NOW there is a way to measure the progress of the Knowledge District, Rhode Island’s developing hub of research and technology, thanks to a new report released by the Greater Providence Chamber of Commerce Wednesday.
COURTESY ROBERT EMERSON / GREATER PROVIDENCE CHAMBER OF COMMERCE
PROVIDENCE – Now there is a way to measure the progress of the knowledge economy, Rhode Island’s developing hub of research and technology, thanks to a new report released by the Greater Providence Chamber of Commerce Wednesday.
The study, “Benchmarking the Rhode Island Knowledge Economy,” looks at 23 indicators in four categories that were “carefully chosen” to best reflect and assess strengths and weakness of the nascent knowledge economy, according to Laurie White, president of the Chamber. “This is a first step in the data-collection process,” she said.
The report, produced by the Chamber and the R.I. Science & Technology Advisory Council, showed that the knowledge economy is doing well several areas including: patents issued, venture capital investments, academic and nonprofit research and development performance.
Weaknesses include the net migration of 22- to 39-year-olds, state appropriations for higher education, and industry research and development.
White’s comments came during the annual community forum on the knowledge economy, attended by about 200 people and held in a lecture hall of the newly opened Brown University Warren Alpert School of Medicine on Richmond Street in the Knowledge District, a renovated 1928 factory.
The event each year provides an overview of the knowledge-driven economy based in Providence and this year’s event drew by far the largest crowd in recent years, made up of entrepreneurs, representatives of business innovation support groups, city and state economic development officials and higher-education leaders.
Among the highlights of the last year, White said, was the awarding of $110,000 in grants to seven projects, funded with the help of the City of Providence and the Rhode Island Foundation. “Close to $500,000” total has been invested in the knowledge-driven economy, White said, since Chamber-driven efforts to establish the Knowledge District began about five years ago.

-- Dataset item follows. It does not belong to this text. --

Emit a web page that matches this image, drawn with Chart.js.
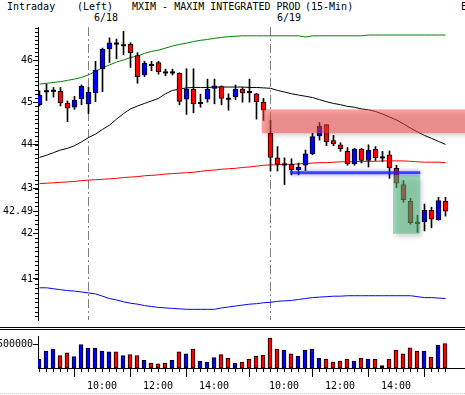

This year’s community forum also was a showcase for 21 local entrepreneurs - most with businesses based in the Knowledge District - who explained to the audience what they do, how they came to establish their enterprises in Providence and their plans for the future. Most of the 21 had received funding from STAC or the Innovation Providence Implementation Council, the Chamber-created body that oversees funding for the knowledge economy.
The benchmarking report was conducted by Camoin Associates and Innovation Policy Works; the executive summary is available at www.providencechamber.com.